Os anos 60 se aproximam do fim e Maio de 68 se anuncia. Mas Mulligan, alheio ao que se passa, se refugia no western, mas western de primeira linha, um de seus melhores filmes: A noite da emboscada (The stalking moon, 1969), com Gregory Peck, militar do exército que, prestes a se aposentar, encontra, desamparados, uma mulher (Eva-Marie Saint) e seu filho, fruto de uma relação com apache violento, e decide transportá-los a lugar seguro, mas o índio, ao tomar conhecimento, resolve perseguí-los. A perseguição, num desenvolvimento que faz lembrar, tal a tensão, um thriller eletrizante, em nenhum momento faz aparecer o apache. Tudo é tensão, atmosfera, clima. Uma direção de brilhantismo indiscutível.

Em 1970, porém, volta-se aos jovens contestadores, apoiando-se num argumento bem de acordo com sua época contestatória e faz uma espécie de documento sociológico em Ocaminho da felicidade (The pursuit of happiness). Michael Sarrazin é um rebel withou a cause que, com seu carro, para escapar de pagar o estacionamento, mata um operário e vai para trás das grades, mas foge e, com sua namorada (Barbara Hershey) empreendem uma fuga alucinante que parece não ter fim num autêntico road movie.

E vem Houve uma vez um verão (Summer of ’42, 1971), obra delicada e feita com sensibilidade sobre a iniciação sexual de um adolescente (Gary Grimes) que, num verão de 1942, quando os Estados Unidos entram em guerra, seduz a esposa (Jennifer O’Neil, carioca de nascimento, que Howard Hawks, por causa deste filme, aproveitaria em seu derradeiro western, Rio Lobo, ao lado de John Wayne) de um oficial que está ausente envolvido no conflito bélico de então. Mulligan conduz o relato com extrema finesse e o filme é uma mostra da vacuidade de certas mulheres que, deixadas sozinhas por circunstâncias alheias à sua vontade, ficam ao relento do desejo e das paixões. Há um tom evocativo que o cineasta repete com plena consciência de suas possibilidades poéticas, principalmente quando a partitura é de um maestro como Michel Legrand. E a fotografia de Robert Surtees é um assombro.

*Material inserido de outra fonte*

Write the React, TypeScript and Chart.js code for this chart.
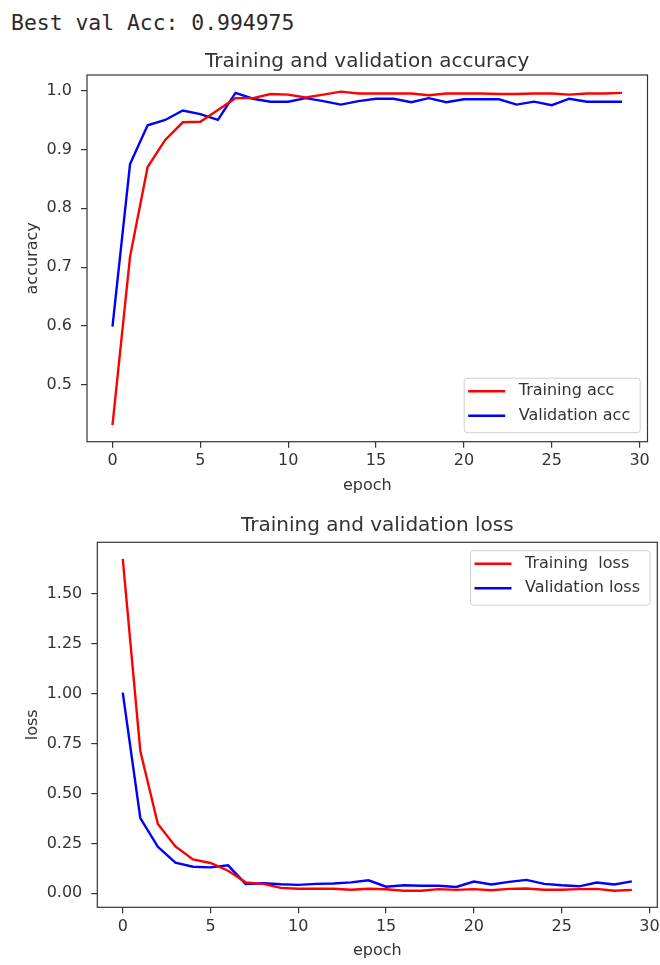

Talvez não exista um filme que trata da maldade embutida na infância do que A inocente face do terror (The other, 1972). Ambientado em Connecticut, em 1935 – e novamente aquele atmosfera de evocação tão peculiar a Mulligan, dois garotos gêmeos se deparam com a maldade e a perversidade. A mise-en-scène do realizador atesta o seu vigor, a sua singularidade, a sua marca no cinema americano. Mas o melhor, por incrível que possa parecer, ainda estaria por vir: Jogos do azar, testamento do cineasta, uma obra de densidade exemplar, um pulsar envolvente, magistral, cinema puro na sua procura de decifrar e fazer ver a beleza possível de uma mise-en-scène. O intérprete principal de Jogos de azar (The nickel ride, 1974) é Jason Miller, que viria, neste mesmo ano, a fazer um padre em O exorcista, de William Friedkin.

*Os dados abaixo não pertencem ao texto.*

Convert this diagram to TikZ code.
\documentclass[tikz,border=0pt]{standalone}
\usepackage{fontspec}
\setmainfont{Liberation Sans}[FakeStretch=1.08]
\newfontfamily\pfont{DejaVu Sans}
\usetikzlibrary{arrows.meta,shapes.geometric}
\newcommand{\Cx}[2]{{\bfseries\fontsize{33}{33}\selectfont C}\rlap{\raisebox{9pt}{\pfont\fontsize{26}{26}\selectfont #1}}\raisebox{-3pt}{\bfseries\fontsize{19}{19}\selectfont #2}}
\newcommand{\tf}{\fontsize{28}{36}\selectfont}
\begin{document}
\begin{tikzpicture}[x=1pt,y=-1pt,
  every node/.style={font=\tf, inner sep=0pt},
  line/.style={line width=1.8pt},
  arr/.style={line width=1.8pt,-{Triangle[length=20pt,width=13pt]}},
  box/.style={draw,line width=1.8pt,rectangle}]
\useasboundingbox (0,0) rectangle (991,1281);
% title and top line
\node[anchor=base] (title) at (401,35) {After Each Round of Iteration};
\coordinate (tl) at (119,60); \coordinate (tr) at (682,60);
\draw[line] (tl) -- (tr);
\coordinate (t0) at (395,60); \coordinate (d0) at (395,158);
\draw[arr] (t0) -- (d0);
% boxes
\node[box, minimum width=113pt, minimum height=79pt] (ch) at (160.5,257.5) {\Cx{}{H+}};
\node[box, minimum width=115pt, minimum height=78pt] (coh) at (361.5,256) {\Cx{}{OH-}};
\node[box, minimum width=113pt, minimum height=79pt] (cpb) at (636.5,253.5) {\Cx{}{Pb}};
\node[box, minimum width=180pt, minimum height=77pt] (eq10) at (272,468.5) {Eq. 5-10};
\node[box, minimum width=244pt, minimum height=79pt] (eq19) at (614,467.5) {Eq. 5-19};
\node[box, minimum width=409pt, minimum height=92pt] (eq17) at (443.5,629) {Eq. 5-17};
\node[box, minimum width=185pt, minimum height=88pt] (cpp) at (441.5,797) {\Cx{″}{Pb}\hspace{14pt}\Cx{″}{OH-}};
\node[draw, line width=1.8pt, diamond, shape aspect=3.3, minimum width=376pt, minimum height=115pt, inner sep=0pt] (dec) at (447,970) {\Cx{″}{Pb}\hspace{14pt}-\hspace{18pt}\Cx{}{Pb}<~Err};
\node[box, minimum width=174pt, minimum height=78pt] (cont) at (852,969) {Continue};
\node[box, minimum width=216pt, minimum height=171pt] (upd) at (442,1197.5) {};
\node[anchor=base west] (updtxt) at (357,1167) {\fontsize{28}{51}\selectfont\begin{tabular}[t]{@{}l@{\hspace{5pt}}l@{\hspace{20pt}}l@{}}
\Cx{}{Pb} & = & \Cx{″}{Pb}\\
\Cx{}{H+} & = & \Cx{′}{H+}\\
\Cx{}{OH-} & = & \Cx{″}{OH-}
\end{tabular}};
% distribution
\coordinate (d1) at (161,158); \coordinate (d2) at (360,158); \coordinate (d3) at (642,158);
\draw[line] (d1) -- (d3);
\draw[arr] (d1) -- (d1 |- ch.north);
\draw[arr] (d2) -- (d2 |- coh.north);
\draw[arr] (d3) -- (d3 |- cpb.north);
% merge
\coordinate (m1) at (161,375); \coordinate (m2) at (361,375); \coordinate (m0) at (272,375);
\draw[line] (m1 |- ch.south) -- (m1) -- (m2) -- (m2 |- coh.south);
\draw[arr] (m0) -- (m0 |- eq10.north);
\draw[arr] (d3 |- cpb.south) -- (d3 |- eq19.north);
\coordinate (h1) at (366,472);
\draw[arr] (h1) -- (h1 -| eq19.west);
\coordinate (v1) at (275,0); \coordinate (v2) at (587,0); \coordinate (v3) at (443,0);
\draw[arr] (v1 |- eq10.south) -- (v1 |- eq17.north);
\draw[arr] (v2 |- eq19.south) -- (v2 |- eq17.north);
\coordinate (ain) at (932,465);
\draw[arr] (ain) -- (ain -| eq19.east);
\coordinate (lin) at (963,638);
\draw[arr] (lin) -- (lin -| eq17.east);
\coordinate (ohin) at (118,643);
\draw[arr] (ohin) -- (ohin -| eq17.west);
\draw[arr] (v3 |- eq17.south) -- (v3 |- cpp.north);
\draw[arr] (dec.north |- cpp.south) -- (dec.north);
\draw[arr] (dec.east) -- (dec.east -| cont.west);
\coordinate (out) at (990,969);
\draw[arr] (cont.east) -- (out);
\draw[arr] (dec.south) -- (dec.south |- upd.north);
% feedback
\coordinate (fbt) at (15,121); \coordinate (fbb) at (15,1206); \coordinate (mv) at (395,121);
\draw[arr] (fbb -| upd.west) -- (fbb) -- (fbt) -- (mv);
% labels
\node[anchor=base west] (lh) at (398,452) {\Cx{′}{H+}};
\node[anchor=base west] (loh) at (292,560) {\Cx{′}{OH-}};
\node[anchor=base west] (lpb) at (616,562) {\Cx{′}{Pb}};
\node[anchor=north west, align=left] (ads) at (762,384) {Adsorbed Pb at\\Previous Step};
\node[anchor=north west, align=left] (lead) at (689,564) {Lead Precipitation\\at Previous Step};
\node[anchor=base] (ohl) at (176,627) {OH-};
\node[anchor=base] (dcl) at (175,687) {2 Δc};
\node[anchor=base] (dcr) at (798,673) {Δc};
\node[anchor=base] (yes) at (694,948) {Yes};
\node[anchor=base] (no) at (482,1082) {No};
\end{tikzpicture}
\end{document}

Encerra-se esta breve homenagem a Robert Mulligan com as palavras de Carlos Reichenbach, que fecha com chave de ouro a trajetória desse importante realizador, destacando, o Comodoro, a beleza de um filme como The nickel ride.

“É curioso notar que outros cineastas da mesma geração, como Robert Mulligan, por exemplo, que não foram tão incensados pela crítica no começo, acabaram realizando uma obra menos pretensiosa e muito mais coerente. No caso de Mulligan, o sucesso popular e o prestígio em Hollywood, só veio a acontecer no meio da carreira, com Houve uma vez no verão (Summer Of 42) e A inocente face do terror (The other), ambos de 72, embora ele já tivesse realizado filmes mais notáveis como Fear strikes out (Vencendo o medo - 57), To kill a mockingbird (O Sol é para todos - 63), Baby, the rain must fall (título deslumbrante, burramente "traduzido" como O gênio do mal - 64), Inside daisy clover (À Procura de um destino - 66), Up the down staircase (Subindo por onde se desce - 67) e The pursuit of happiness (uma ode radical ao inconformismo, lançada no Brasil com o título de O caminho da felicidade - 70). É verdade que, após o sucesso com os dois filmes citados acima e o fim de sua parceria com o produtor Alan Pakula - que também se tornou diretor de cinema, mas num estilo mais cool e menos arrojado que Mulligan - sua obra caiu em desgraça. Embora tenha produzido e dirigido o filme mais anticomercial de Hollywood, The nickel ride (Jogos de azar - 74) - um drama chumbo grosso e depressivo sobre viciados em jogo, fotografado inteiramente com iluminação vertical onde mal se vê os olhos do atores - encerrou a carreira com uma péssima adaptação ianque de Dona Flor E Seus Dois Maridos e o chorumela Clara´s heart."